Wreaths have long been part of the Christmas tradition, but one company in Central California has made them into a year-round celebration of natural beauty.
Flower/herb grower and wreath manufacturer Creekside Farms in Greenfield, California, is now bustling with activity as employees ship out orders for the winter holidays, sending out thousands of wreaths each week in November and December, their time of peak demand.
“This is the busiest time of the year,” said Carol Umbarger, who started the company with husband Larry in 1988. “The holidays are always big for us.”
The family grows flowers and herbs on 20 acres in Greenfield, and six years ago built a warehouse there as its base of operations. Growing quietly and steadily over the past 22 years, it is now a major manufacturer of herbal and fresh holiday wreaths for retailers across the United States, with two of its biggest clients being Williams-Sonoma and Pottery Barn, for which it creates exclusive designs.
Most of us associate wreaths with Christmas, but in recent years, the natural look of dried flowers and herbs in wreaths, garlands and swags has become a popular home accent. Wreaths are a very old tradition that dates from the time of the ancient Romans and Greeks, for whom wreaths were signs of status or victory.
In addition, the pagan rituals of the winter solstice often featured wreaths, with their circular shape and the evergreen boughs symbolizing eternal life. Lit with candles, wreaths were also a harbinger of hope that the long nights of winter would give way to verdant spring.
These days, we don’t assign so much meaning to wreaths, but herbal wreaths continue to be a lovely and fragrant way to enhance a home, not just at the winter holidays, but year-round.
Creekside Farms produces and ships wreaths throughout the year, and designs them for every special occasion you can think of – Valentine’s Day, Easter, and Mother’s Day are popular wreath-giving holidays in addition to Christmas.
And some of Creekside’s wreaths have unique touches specially meant for Monterey County, such as the one festooned with artichokes.
It all began back in the late 1980s when the Umbargers, residents of King City, began casting around for a way to help pay for their children’s college expenses. Because Carol enjoyed plants and gardening, the idea of growing flowers sounded appealing as a family business.
“It wasn’t a hobby. We really needed the income, and it really grew,” she said.
After the farm got going, a friend asked for some help in making wreaths, and so the natural combination of growing flowers and making wreaths blossomed into their current enterprise.
The Umbargers’ oldest son Allen and wife Teri joined the business in 1994, and Allen’s younger brothers Aaron and Scott came on board a few years later. Other family members are also involved in the operation.
Creekside Farms’ first big customer was garden decor giant Smith & Hawken, which came to Creekside in 1990 when help was needed in making a signature eucalyptus and pepperberry wreath, when demand outstripped supply. The Umbargers worked with Smith & Hawken for 19 years, making that wreath and many others, until the company closed its business and sold its brand name to Target stores a few years ago.

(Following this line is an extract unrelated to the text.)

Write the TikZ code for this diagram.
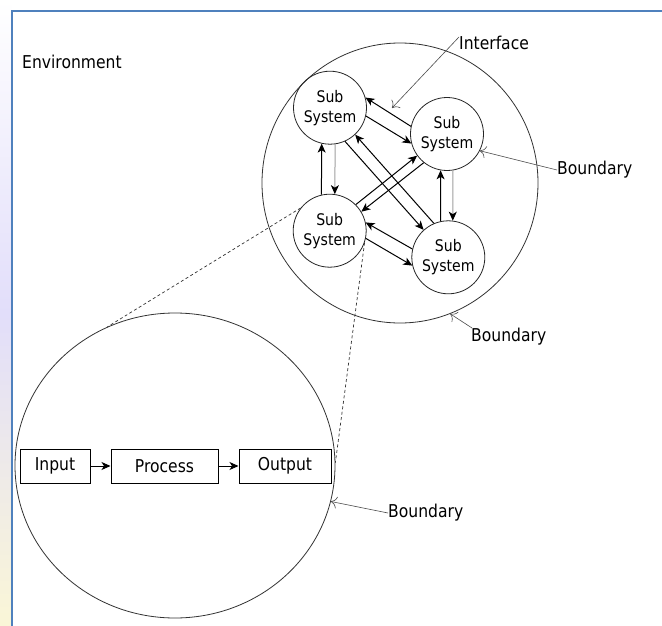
\documentclass[tikz,border=0pt]{standalone}
\usepackage{fontspec}
\setmainfont{DejaVu Sans}[FakeStretch=0.88]
\usetikzlibrary{arrows.meta,shapes.geometric,calc}
\definecolor{frameblue}{RGB}{79,129,189}
\definecolor{lav}{RGB}{226,222,250}
\definecolor{pale}{RGB}{250,246,215}
\begin{document}
\begin{tikzpicture}[x=1pt,y=-1pt,
  ssub/.style={circle,draw=black!85,line width=0.8pt,minimum size=73pt,inner sep=0pt,align=center,font=\fontsize{16}{20}\selectfont},
  sbig/.style={ellipse,draw=black!80,line width=0.8pt,inner sep=0pt},
  sbox/.style={draw,line width=1pt,minimum height=34pt,inner sep=0pt,font=\fontsize{17.7}{20}\selectfont},
  slbl/.style={anchor=west,inner sep=0pt,font=\fontsize{17.7}{20}\selectfont},
  sflow/.style={line width=1pt,-{Stealth[length=9pt,width=8pt,inset=2.5pt]}},
  sflowg/.style={line width=1pt,draw=gray!75,-{Stealth[length=9pt,width=8pt,inset=2.5pt,black]}},
  snote/.style={draw=black!70,line width=0.6pt,-{To[length=6pt,width=12pt]}},
  sdash/.style={draw=black!80,line width=0.7pt,dash pattern=on 3pt off 2.5pt}
]
\useasboundingbox (0,0) rectangle (662,626);
\fill[white] (0,0) rectangle (662,626);
\shade[top color=white,bottom color=pale,middle color=lav] (0,0) rectangle (11,626);
\draw[frameblue,line width=2pt] (12,626) -- (12,11) -- (662,11);

% big boundaries
\node[sbig,minimum width=276pt,minimum height=280pt] (up) at (400,183) {};
\node[sbig,minimum width=320pt,minimum height=305pt] (low) at (175,465.5) {};

% subsystems
\node[ssub] (TL) at (330,107.7) {Sub\\System};
\node[ssub] (TR) at (447,134) {Sub\\System};
\node[ssub] (BL) at (329.7,230.7) {Sub\\System};
\node[ssub] (BR) at (448.3,257.3) {Sub\\System};

% interfaces between subsystems
\draw[sflow] (TR.168) -- (TL.16);
\draw[sflow] (TL.-13) -- (TR.195);
\draw[sflow] (BL.103) -- (TL.257);
\draw[sflowg] (TL.278) -- (BL.82);
\draw[sflow] (BR.102) -- (TR.260);
\draw[sflowg] (TR.279) -- (BR.83);
\draw[sflow] (TL.-66) -- (BR.132);
\draw[sflow] (BR.113) -- (TL.-47);
\draw[sflow] (BL.45) -- (TR.216);
\draw[sflow] (TR.231) -- (BL.31);
\draw[sflow] (BR.167) -- (BL.13);
\draw[sflow] (BL.-12) -- (BR.193);

% labels
\node[slbl] (env) at (22,62) {Environment};
\node[slbl] (iface) at (459,43) {Interface};
\node[slbl] (bd1) at (557,170) {Boundary};
\node[slbl] (bd2) at (471,337) {Boundary};
\node[slbl] (bd3) at (388,513) {Boundary};

\coordinate (ifpt) at (392,108);
\draw[snote] ($(iface.west)+(0,-6)$) -- (ifpt);
\draw[snote] (bd1.west) -- (TR.-27);
\draw[snote] ($(bd2.west)+(1,-9)$) -- (up.-69);
\draw[snote] (bd3.west) -- (low.-13);

% zoom lines
\draw[sdash] (BL.142) -- (low.116);
\draw[sdash] (BL.-19) -- (low.1);

% process chain
\node[sbox,minimum width=70pt] (in) at (55,466) {Input};
\node[sbox,minimum width=107pt] (pr) at (164.5,466) {Process};
\node[sbox,minimum width=92pt] (out) at (285,466) {Output};
\draw[sflow] (in) -- (pr);
\draw[sflow] (pr) -- (out);
\end{tikzpicture}
\end{document}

“They (Smith & Hawken) really put us in business,” said Umbarger.
Creekside Farms continues to grow as the demand for natural décor accents continues. In addition to the wreaths it creates for Williams-Sonoma and Pottery Barn, it also makes products for Restoration Hardware, Sur La Table, Front Gate, Orvis and ProFlowers, as well as home designers and specialty garden and gift shops.
During this time of the year, truckloads of Christmas greens are brought in from the Pacific Northwest to Creekside Farms, so that the evergreens can be combined with what the farm grows to create unique winter wreaths. The farm also relies on California-grown plant materials such as eucalyptus, bay and olive branches for its wares.
T he farm grows and harvests a whole range of flowers and herbs. On the floral side, there’s lavender, yarrow, statice and larkspur; herbs include rosemary, thyme, cilantro, Mexican sage, purple oregano and anise, among others.
Much of what the farm grows is dried for future use, although some is sold as cut flowers at various times during the year. Everything is grown without pesticides or herbicides.
The wreaths, designed by sales president Teri Umbarger, often have clever touches that set them apart from ordinary herbal wreaths, such as hiding garlic bulbs and chili peppers among the dried flowers. There are floral and herbal wreaths in addition to seasonal and holiday designs, and custom designs are available.
A lthough Creekside Farms has primarily been a wholesale enterprise in previous years, it is now developing retail and corporate gift divisions. It’s been a stop on several recent agriculture tours and visitors are encouraged to stop by.